[Some records]
>> start

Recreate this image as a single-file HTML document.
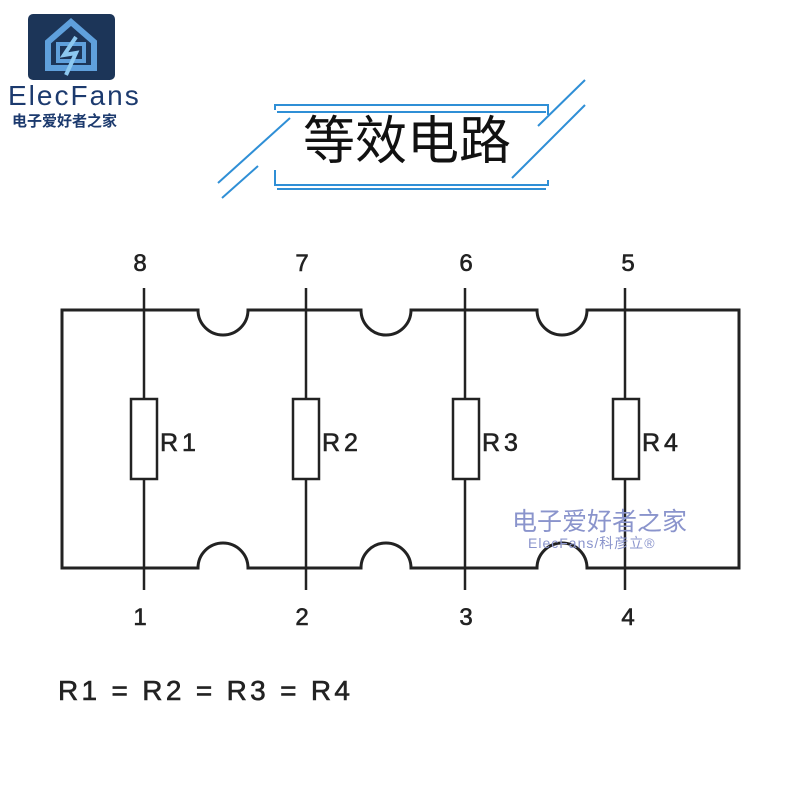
<!DOCTYPE html>
<html><head><meta charset="utf-8"><style>
body{margin:0;background:#fff;width:800px;height:800px;overflow:hidden;position:relative;font-family:"Liberation Sans","Noto Sans CJK SC",sans-serif}
.a{position:absolute;white-space:nowrap}
</style></head><body>
<svg width="800" height="800" style="position:absolute;left:0;top:0">
<rect x="28" y="14" width="87" height="66" rx="5" fill="#1c3558"/>
<path d="M48 68 L48 42 L71 22 L94 42 L94 68 Z" fill="none" stroke="#5fa0dc" stroke-width="6"/>
<rect x="58" y="44" width="26" height="17" fill="none" stroke="#5fa0dc" stroke-width="4"/>
<path d="M76 37 L64 55 L76 53 L66 75" fill="none" stroke="#8cc8f0" stroke-width="4"/>
<g stroke="#2f8fd6" stroke-width="2" fill="none">
<path d="M275 110 V105 H548 V115"/><path d="M277 112 H546"/>
<path d="M275 170 V185 H548 V180"/><path d="M277 189 H546"/>
<path d="M218 183 L290 118"/><path d="M222 198 L258 166"/>
<path d="M538 126 L585 80"/><path d="M512 178 L585 105"/>
</g>
<g stroke="#222" stroke-width="3" fill="none">
<path d="M62 310 H198 A25 25 0 0 0 248 310 H361 A25 25 0 0 0 411 310 H537 A25 25 0 0 0 587 310 H739 V568 H587 A25 25 0 0 0 537 568 H411 A25 25 0 0 0 361 568 H248 A25 25 0 0 0 198 568 H62 Z"/>
</g>
<g stroke="#222" stroke-width="2.5" fill="#fff">
<line x1="144" y1="288" x2="144" y2="590"/><line x1="306" y1="288" x2="306" y2="590"/>
<line x1="465" y1="288" x2="465" y2="590"/><line x1="625" y1="288" x2="625" y2="590"/>
<rect x="131" y="399" width="26" height="80"/><rect x="293" y="399" width="26" height="80"/>
<rect x="453" y="399" width="26" height="80"/><rect x="613" y="399" width="26" height="80"/>
</g>
<g font-family="Liberation Sans,sans-serif" font-size="25" fill="#222" stroke="#222" stroke-width="0.6">
<g letter-spacing="4"><text x="160" y="451">R1</text><text x="322" y="451">R2</text><text x="482" y="451">R3</text><text x="642" y="451">R4</text></g>
<g text-anchor="middle" font-size="24">
<text x="140" y="271">8</text><text x="302" y="271">7</text><text x="466" y="271">6</text><text x="628" y="271">5</text>
<text x="140" y="625">1</text><text x="302" y="625">2</text><text x="466" y="625">3</text><text x="628" y="625">4</text>
</g>
<text x="58" y="700" font-size="28" textLength="292" lengthAdjust="spacing">R1 = R2 = R3 = R4</text>
</g>
</svg>
<div class="a" style="left:8px;top:80px;font-size:28px;color:#1c3a6e;letter-spacing:2px">ElecFans</div>
<div class="a" style="left:12px;top:110px;font-size:15px;font-weight:bold;color:#1c3a6e">电子爱好者之家</div>
<div class="a" style="left:303px;top:112px;font-size:52px;color:#111;line-height:60px">等效电路</div>
<div class="a" style="left:512px;top:502px;font-size:25px;color:#8a94cc">电子爱好者之家</div>
<div class="a" style="left:528px;top:533px;font-size:14px;color:#8a94cc;letter-spacing:1px">ElecFans/科彦立®</div>
</body></html>
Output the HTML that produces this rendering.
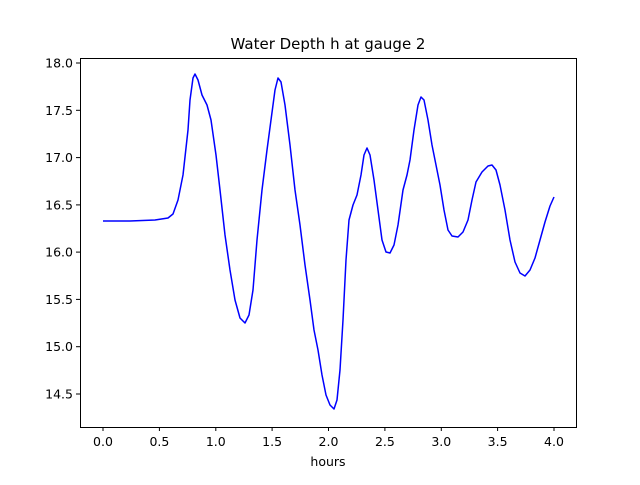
<!DOCTYPE html>
<html><head><meta charset="utf-8"><style>
body{margin:0;background:#fff}
svg text{font-family:"DejaVu Sans","Liberation Sans",sans-serif;font-size:12.5px;fill:#000}
</style></head><body>
<svg width="640" height="480" xmlns="http://www.w3.org/2000/svg">
<rect width="640" height="480" fill="#fff"/>
<text x="328" y="49" text-anchor="middle" style="font-size:15px">Water Depth h at gauge 2</text>
<polyline fill="none" stroke="#0000ff" stroke-width="1.5" stroke-linejoin="round" points="103,221 130,221 155,220 168,218 173,214 178,200 183,175 188,130 190,100 193,78 195,74 198,80 202,95 207,105 211,120 216,155 220,190 225,235 230,270 235,300 240,318 245,323 249,315 253,290 257,240 262,190 267,150 271,120 275,90 278,78 281,82 285,105 290,145 295,190 300,225 305,265 310,300 314,330 318,350 322,375 326,395 330,405 334,409 337,400 340,370 343,320 346,260 349,220 353,205 357,195 361,175 364,155 367,148 370,155 374,180 378,210 382,240 386,252 390,253 394,245 398,225 403,190 407,175 410,160 414,130 418,105 421,97 424,100 428,120 432,145 436,165 440,185 444,210 448,230 452,236 458,237 463,232 468,220 472,200 476,182 482,172 488,166 492,165 496,170 500,185 505,210 510,240 515,262 520,273 525,276 530,270 535,258 540,240 545,222 550,206 554,197"/>
<rect x="80.5" y="58.5" width="496" height="369" fill="none" stroke="#000" stroke-width="1"/>
<g stroke="#000" stroke-width="1">
<line x1="103" y1="427" x2="103" y2="431"/><line x1="159.4" y1="427" x2="159.4" y2="431"/><line x1="215.8" y1="427" x2="215.8" y2="431"/><line x1="272.1" y1="427" x2="272.1" y2="431"/><line x1="328.5" y1="427" x2="328.5" y2="431"/><line x1="384.9" y1="427" x2="384.9" y2="431"/><line x1="441.3" y1="427" x2="441.3" y2="431"/><line x1="497.6" y1="427" x2="497.6" y2="431"/><line x1="554" y1="427" x2="554" y2="431"/>
<line x1="76" y1="63" x2="80" y2="63"/><line x1="76" y1="110.3" x2="80" y2="110.3"/><line x1="76" y1="157.6" x2="80" y2="157.6"/><line x1="76" y1="204.9" x2="80" y2="204.9"/><line x1="76" y1="252.1" x2="80" y2="252.1"/><line x1="76" y1="299.4" x2="80" y2="299.4"/><line x1="76" y1="346.7" x2="80" y2="346.7"/><line x1="76" y1="394" x2="80" y2="394"/>
</g>
<g text-anchor="middle">
<text x="103" y="446">0.0</text><text x="159.4" y="446">0.5</text><text x="215.8" y="446">1.0</text><text x="272.1" y="446">1.5</text><text x="328.5" y="446">2.0</text><text x="384.9" y="446">2.5</text><text x="441.3" y="446">3.0</text><text x="497.6" y="446">3.5</text><text x="554" y="446">4.0</text>
<text x="328" y="466">hours</text>
</g>
<g text-anchor="end">
<text x="73" y="67.5">18.0</text><text x="73" y="114.8">17.5</text><text x="73" y="162.1">17.0</text><text x="73" y="209.4">16.5</text><text x="73" y="256.6">16.0</text><text x="73" y="303.9">15.5</text><text x="73" y="351.2">15.0</text><text x="73" y="398.5">14.5</text>
</g>
</svg>
</body></html>
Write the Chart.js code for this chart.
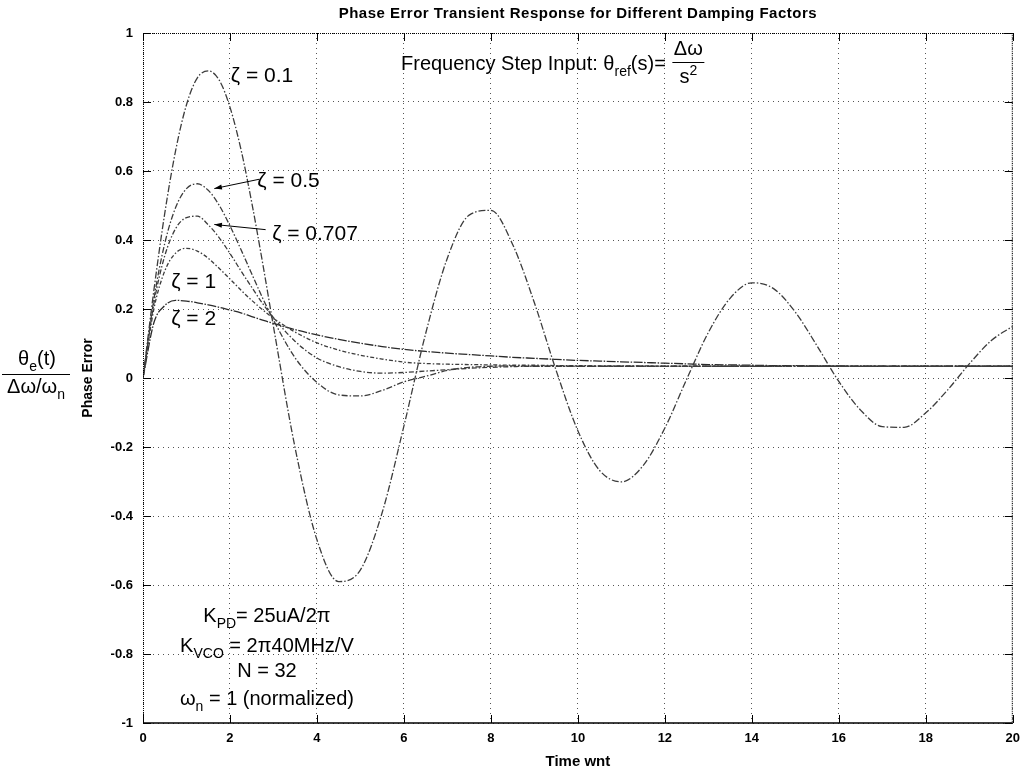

>> end

* [Exercise aim]:
Going through the entries above line by line, work out how many lines include the word "this". Only the number is required.

* [Written solution]:
3